**YOUR OBJECTIVE:** Read the listing below and copy out every line that holds "this".

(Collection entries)
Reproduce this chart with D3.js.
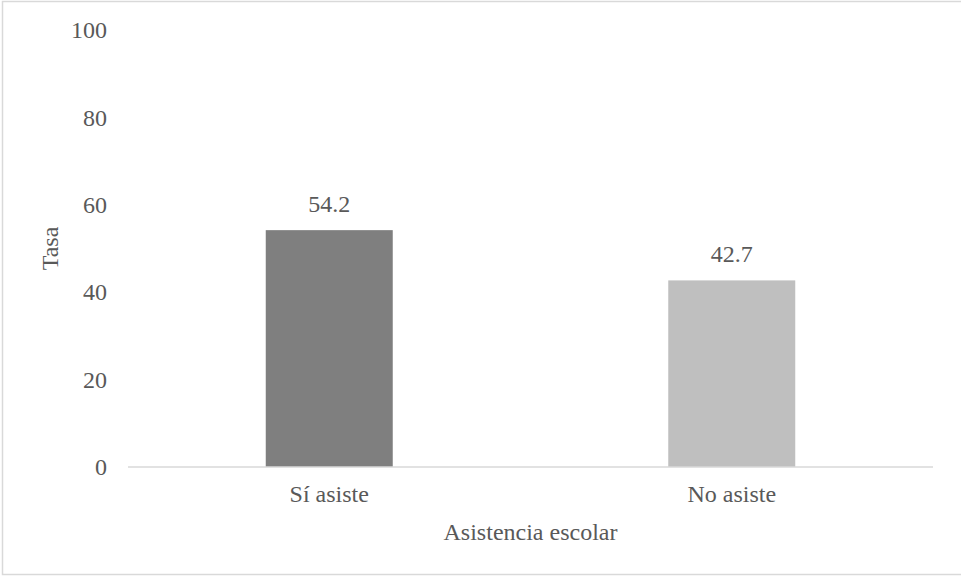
<!DOCTYPE html>
<html>
<head>
<meta charset="utf-8">
<script src="https://cdn.jsdelivr.net/npm/d3@7"></script>
<style>
  html, body { margin: 0; padding: 0; background: #fff; }
  svg { display: block; }
</style>
</head>
<body>
<svg id="chart" width="961" height="577" font-family="'Liberation Serif', serif"></svg>
<script>
// Data
const categories = ["Sí asiste", "No asiste"];
const values = [54.2, 42.7];
const barColors = ["#7f7f7f", "#bfbfbf"];
const yTicks = [0, 20, 40, 60, 80, 100];
const yTitle = "Tasa";
const xTitle = "Asistencia escolar";

const FONT = "'Liberation Serif', serif";
const TEXT_COLOR = "#595959";
const fontSize = 24;

const svg = d3.select("#chart");
const W = 961, H = 577;
const plot = { left: 128, right: 933, top: 30, bottom: 467 };

function styleText(sel) {
  return sel.attr("font-family", FONT)
    .attr("font-size", fontSize)
    .attr("fill", TEXT_COLOR);
}

// Outer frame
svg.append("rect")
  .attr("x", 2.5).attr("y", 1.5)
  .attr("width", W + 10).attr("height", 573)
  .attr("fill", "none").attr("stroke", "#d9d9d9").attr("stroke-width", 1.5);

const x = d3.scaleBand()
  .domain(categories)
  .range([plot.left, plot.right])
  .paddingInner(0.6845)
  .paddingOuter(0.34225);

const y = d3.scaleLinear().domain([0, 100]).range([plot.bottom, plot.top]);

// Y axis labels (no line, no ticks)
const yAxis = d3.axisLeft(y).tickValues(yTicks).tickSize(0).tickPadding(21);
const gy = svg.append("g").attr("transform", `translate(${plot.left},0)`).call(yAxis);
gy.attr("font-family", FONT).attr("font-size", fontSize);
gy.select(".domain").remove();
styleText(gy.selectAll("text"));

// Bars
svg.append("g").selectAll("rect")
  .data(categories)
  .join("rect")
  .attr("x", d => x(d))
  .attr("width", x.bandwidth())
  .attr("y", (d, i) => y(values[i]))
  .attr("height", (d, i) => y(0) - y(values[i]))
  .attr("fill", (d, i) => barColors[i]);

// X axis
const xAxis = d3.axisBottom(x).tickSize(0).tickPadding(18);
const gx = svg.append("g").attr("transform", `translate(0,${plot.bottom})`).call(xAxis);
gx.attr("font-family", FONT).attr("font-size", fontSize);
gx.select(".domain").attr("stroke", "#d9d9d9").attr("stroke-width", 1.5)
  .attr("d", `M${plot.left},0H${plot.right}`);
styleText(gx.selectAll("text"));

// Value labels
styleText(svg.append("g").selectAll("text")
  .data(categories)
  .join("text")
  .attr("x", d => x(d) + x.bandwidth() / 2)
  .attr("y", (d, i) => y(values[i]) - 18)
  .attr("text-anchor", "middle")
  .text((d, i) => values[i].toFixed(1)));

// Axis titles
styleText(svg.append("text")
  .attr("x", (plot.left + plot.right) / 2)
  .attr("y", 540)
  .attr("text-anchor", "middle")
  .text(xTitle));

styleText(svg.append("text")
  .attr("transform", `translate(58,${(plot.top + plot.bottom) / 2}) rotate(-90)`)
  .attr("text-anchor", "middle")
  .text(yTitle));
</script>
</body>
</html>
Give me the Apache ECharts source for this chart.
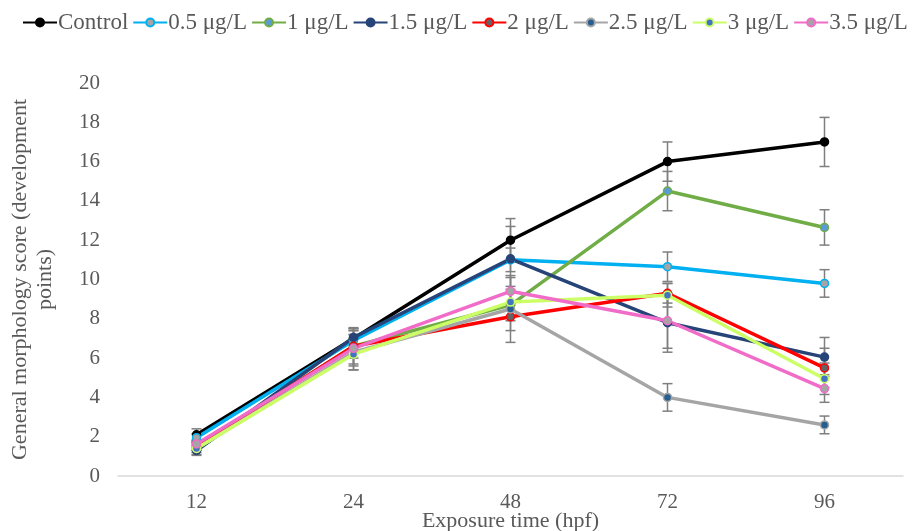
<!DOCTYPE html>
<html>
<head>
<meta charset="utf-8">
<script src="https://cdn.jsdelivr.net/npm/echarts@6/dist/echarts.min.js"></script>
<style>
  html, body { margin: 0; padding: 0; background: #fff; }
  #chart { width: 913px; height: 531px; }
</style>
</head>
<body>
<div id="chart"></div>
<script>
const categories = ['12', '24', '48', '72', '96']
const seriesNames = ['Control', '0.5 μg/L', '1 μg/L', '1.5 μg/L', '2 μg/L', '2.5 μg/L', '3 μg/L', '3.5 μg/L']

const control = [2.1, 7.0, 12.0, 16.0, 17.0]
const dose05 = [1.95, 6.9, 11.0, 10.65, 9.8]
const dose1 = [1.5, 6.6, 8.7, 14.5, 12.65]
const dose15 = [1.3, 7.05, 11.05, 7.8, 6.05]
const dose2 = [1.5, 6.6, 8.1, 9.3, 5.5]
const dose25 = [1.4, 6.3, 8.5, 4.0, 2.6]
const dose3 = [1.4, 6.2, 8.85, 9.2, 4.95]
const dose35 = [1.63, 6.5, 9.4, 7.9, 4.45]

const errControl = [0.3, 0.5, 1.1, 1.0, 1.25]
const err05 = [0.2, 0.5, 0.6, 0.75, 0.7]
const err1 = [0.2, 0.6, 0.8, 1.0, 0.9]
const err15 = [0.25, 0.5, 1.65, 1.5, 1.0]
const err2 = [0.2, 0.9, 0.7, 0.5, 1.0]
const err25 = [0.3, 0.9, 1.7, 0.7, 0.45]
const err3 = [0.2, 0.8, 0.8, 0.6, 0.8]
const err35 = [0.2, 0.9, 0.7, 1.4, 0.7]

const allValues = [control, dose05, dose1, dose15, dose2, dose25, dose3, dose35]
const allErrors = [errControl, err05, err1, err15, err2, err25, err3, err35]

// line colour, marker fill
const lineColors = ['#000000', '#00b0f0', '#70ad47', '#264478', '#ff0000', '#a5a5a5', '#ccff66', '#f06cc8']
const markerFills = ['#000000', '#a5a5a5', '#5b9bd5', '#264478', '#636363', '#255e91', '#4472c4', '#a5a5a5']

const font = 'Liberation Serif'
const textColor = '#595959'

const lineSeries = allValues.map((vals, i) => ({
    name: seriesNames[i],
    type: 'line',
    data: vals,
    z: 3,
    symbol: 'circle',
    symbolSize: 8,
    lineStyle: { color: lineColors[i], width: 3.5 },
    itemStyle: { color: markerFills[i], borderColor: lineColors[i], borderWidth: 1.5 },
    emphasis: { disabled: true }
}))

const errorData = []
allValues.forEach((vals, s) => {
    vals.forEach((v, i) => {
        errorData.push([i, v - allErrors[s][i], v + allErrors[s][i]])
    })
})

const errorSeries = {
    type: 'custom',
    z: 2,
    silent: true,
    data: errorData,
    renderItem: (params, api) => {
        const x = api.value(0)
        const lo = api.coord([x, api.value(1)])
        const hi = api.coord([x, api.value(2)])
        const w = 5
        const style = { stroke: '#7f7f7f', lineWidth: 1.5 }
        return {
            type: 'group',
            children: [
                { type: 'line', shape: { x1: lo[0], y1: lo[1], x2: hi[0], y2: hi[1] }, style },
                { type: 'line', shape: { x1: lo[0] - w, y1: lo[1], x2: lo[0] + w, y2: lo[1] }, style },
                { type: 'line', shape: { x1: hi[0] - w, y1: hi[1], x2: hi[0] + w, y2: hi[1] }, style }
            ]
        }
    }
}

const option = {
    animation: false,
    textStyle: { fontFamily: font },
    legend: {
        data: seriesNames,
        top: 11,
        left: 22,
        width: 892,
        padding: 0,
        itemWidth: 34,
        itemHeight: 10,
        itemGap: 4,
        textStyle: { fontFamily: font, fontSize: 23, color: textColor, padding: [0, 0, 0, -4] }
    },
    grid: { left: 118, right: 10, top: 83, bottom: 55, outerBoundsMode: 'none' },
    xAxis: {
        type: 'category',
        data: categories,
        name: 'Exposure time (hpf)',
        nameLocation: 'middle',
        nameGap: 34,
        nameMoveOverlap: false,
        nameTextStyle: { fontFamily: font, fontSize: 22, color: textColor },
        axisLine: { lineStyle: { color: '#d9d9d9', width: 1.5 } },
        axisTick: { show: false },
        axisLabel: { fontFamily: font, fontSize: 21, color: textColor, margin: 16 }
    },
    yAxis: {
        type: 'value',
        min: 0,
        max: 20,
        interval: 2,
        name: 'General morphology score (development\npoints)',
        nameLocation: 'middle',
        nameGap: 60,
        nameTextStyle: { fontFamily: font, fontSize: 22, color: textColor, lineHeight: 25 },
        axisLine: { show: false },
        axisTick: { show: false },
        splitLine: { show: false },
        axisLabel: { fontFamily: font, fontSize: 21, color: textColor, margin: 18 }
    },
    series: [errorSeries, ...lineSeries]
}

const chart = echarts.init(document.getElementById('chart'))
chart.setOption(option)
</script>
</body>
</html>
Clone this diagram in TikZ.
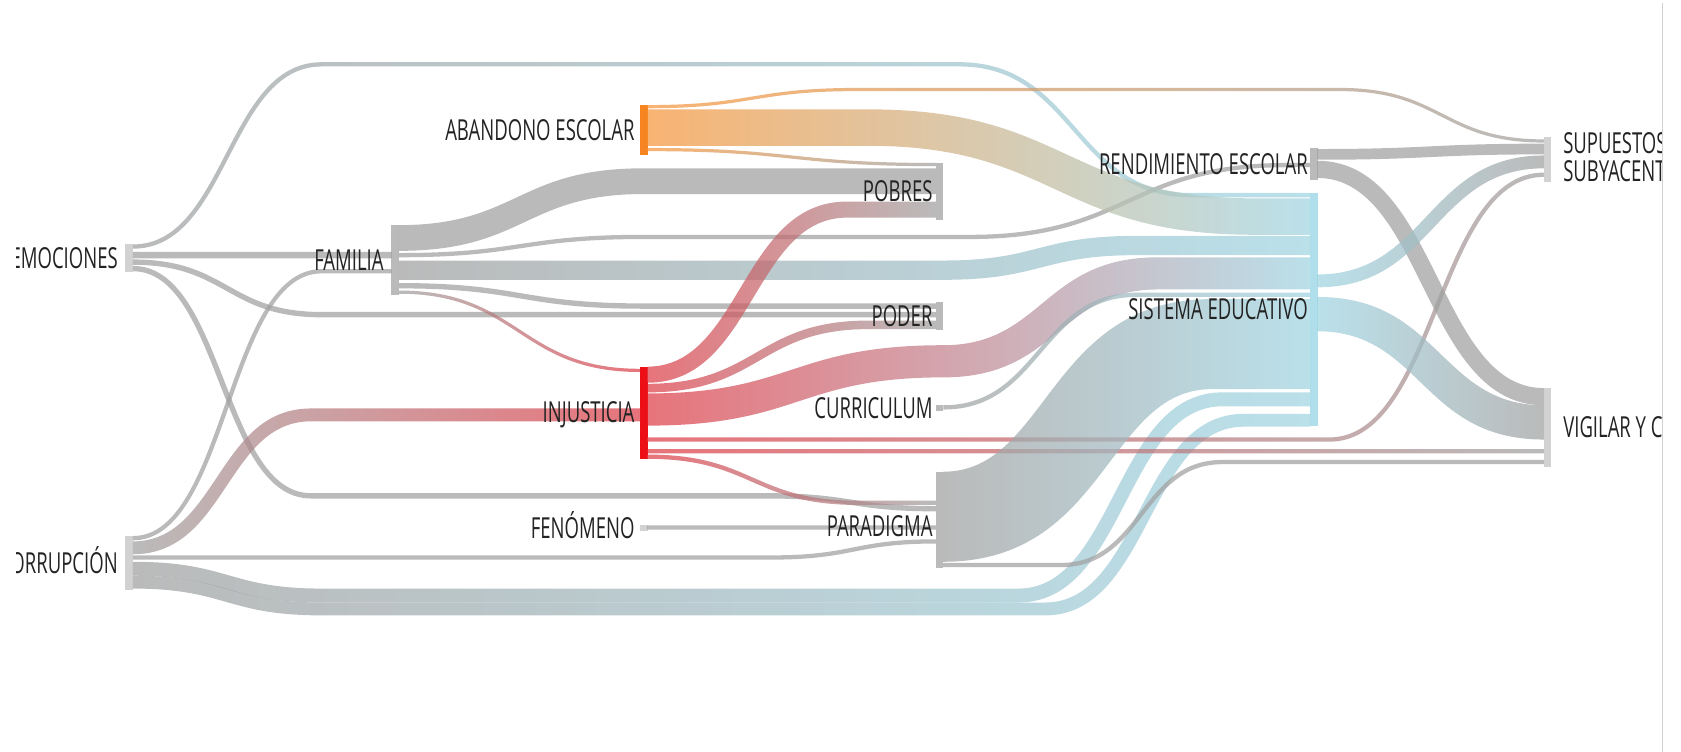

**PROBLEM SOLUTION:**
Reproduce this chart with D3.js.
Give me the Apache ECharts source for this chart.
Clone this diagram in TikZ.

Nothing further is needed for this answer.